Sharif was away from the group, talking to a Nepali minister, while Koirala was looking awkwardly on, standing in the midst of the two rival prime ministers.
Just when the question was on everyone's mind - will they, won't they - Modi finished chatting with his group of SAARC leaders, turned around and spoke to the Nepali Prime Minister, and stepped ahead to shake hands with Sharif.
Earlier in the day, away from the glare of cameras, Modi and Sharif held informal talks at the Dhulikhel retreat, those present said.
As in the past SAARC Summits, the chemistry between Indian and Pakistani leaders grabbed much attention at this 18th conclave of the eight South Asian nations.

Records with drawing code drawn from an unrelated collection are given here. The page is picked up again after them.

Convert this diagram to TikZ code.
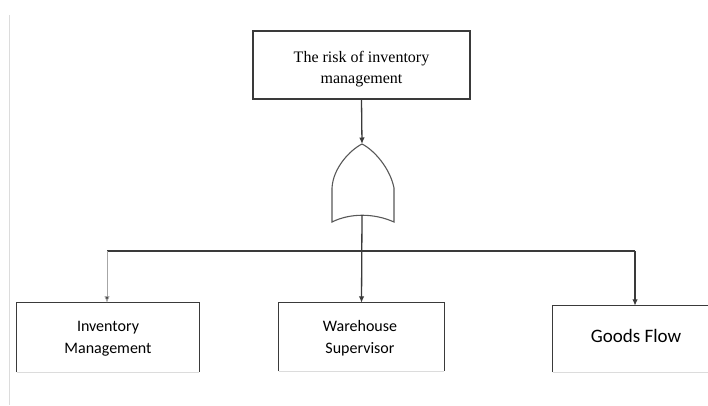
\documentclass[tikz,border=0pt]{standalone}
\usepackage{fontspec}
\setmainfont{Liberation Serif}
\newfontfamily\calib{Carlito}
\usetikzlibrary{arrows.meta}
\definecolor{ink}{HTML}{3A3A3A}
\definecolor{faint}{HTML}{DCDCDC}
\tikzset{
  edge/.style={draw=ink, line width=1.3pt},
  link/.style={edge, -{Latex[length=6.5pt,width=5.5pt]}},
  thinlink/.style={draw=gray!70, line width=0.8pt, -{Latex[length=6.5pt,width=5.5pt,fill=ink]}},
  toptext/.style={font=\fontsize{16}{21}\selectfont, align=center, inner sep=0pt, anchor=base},
  leaftext/.style={font=\calib\fontsize{16}{22}\selectfont, align=center, inner sep=0pt, anchor=base},
  gate/.style={draw=ink!85, line width=1.1pt, fill=white}
}
\begin{document}
\begin{tikzpicture}[x=1pt,y=-1pt]
\useasboundingbox (0,0) rectangle (708,405);
\fill[white] (0,0) rectangle (708,405);
% page rule at the left margin
\draw[faint, line width=1pt] (9,15) -- (9,405);

% top event
\node[draw=ink, line width=1.3pt, minimum width=217pt, minimum height=68pt, inner sep=0pt] (risk) at (361.5,65) {};
\node[toptext] (riskT) at (361.5,83.6) {The risk of inventory\\management};

% OR gate
\coordinate (gtop) at (362,144);
\coordinate (gbot) at (362,215);
\draw[gate] (gtop) .. controls (350,150) and (333,168) .. (332,188) -- (332,222)
  .. controls (350,213) and (374,213) .. (394,222) -- (394,188)
  .. controls (390,168) and (374,150) .. (gtop) -- cycle;

% branching points
\coordinate (jl) at (107,251);
\coordinate (jm) at (362,251);
\coordinate (jr) at (635,251);

% basic events
\node[minimum width=182pt, minimum height=69pt, inner sep=0pt] (inv) at (108,337.5) {};
\node[minimum width=165pt, minimum height=68pt, inner sep=0pt] (wh) at (361.5,337) {};
\node[minimum width=160pt, minimum height=66pt, inner sep=0pt] (gf) at (633,339) {};
\draw[faint, line width=1.2pt] (inv.south west) -- (inv.south east);
\draw[faint, line width=1.2pt] (wh.south west) -- (wh.south east);
\draw[faint, line width=1.2pt] (gf.south west) -- (gf.south east);
\draw[edge] (inv.south west) -- (inv.north west) -- (inv.north east) -- (inv.south east);
\draw[edge] (wh.south west) -- (wh.north west) -- (wh.north east) -- (wh.south east);
\draw[edge] (gf.south west) -- (gf.north west) -- (gf.north east);
\node[leaftext] (invT) at (108,353.7) {Inventory\\Management};
\node[leaftext] (whT) at (360,353.7) {Warehouse\\Supervisor};
\node[leaftext, font=\calib\fontsize{19}{23}\selectfont] (gfT) at (636,342) {Goods Flow};

% connectors
\draw[link] (risk.south) -- (gtop);
\draw[link] (gbot) -- (wh.north);
\draw[edge] (jl) -- (jr);
\draw[thinlink] (jl) -- (jl |- inv.north);
\draw[link] (jr) -- (jr |- gf.north);
\end{tikzpicture}
\end{document}
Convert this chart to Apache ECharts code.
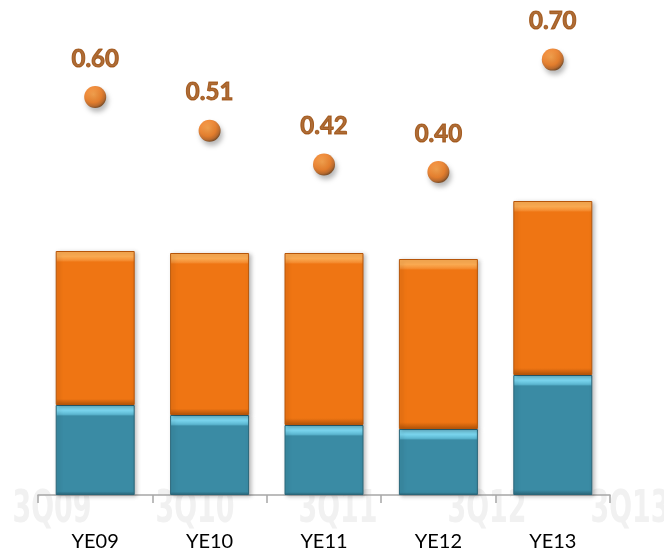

At the opening session yesterday, Modi and Sharif had ignored each other leading to a guessing game of whether they would meet even briefly.
The relief on the faces of the host Prime Minister Sushil Koirala, other leaders and delegates was palpable as they all clapped when Modi and Sharif vigorously shook hands. That also marked a positive point for the Summit which achieved little else.
Lack of warmth between the two Prime Ministers at the SAARC is reflective of the sudden downslide in Indo-Pak ties after Sharif had attended Modi's swearing-in ceremony as did most of the SAARC leaders in May this year.
Consultations held by Pakistan High Commissioner in New Delhi with Kashmiri separatists led to the cancellation by India of Foreign Secretary Sujatha Singh's visit to Islamabad in September. Since then both countries have maintained that they are willing to engage in a meaningful dialogue provided the other side takes the initiative.
Ahead of SAARC, Pakistan did not help matters with Sharif insisting that he would consult Kashmiri leaders again before any dialogue with India and maintained that the "ball is in India's court" since it had unilaterally cancelled the talks.
Modi had structured bilateral meetings with all SAARC heads of governments and states except Sharif on the sidelines of the 18th South Asian Association for Regional Cooperation Summit.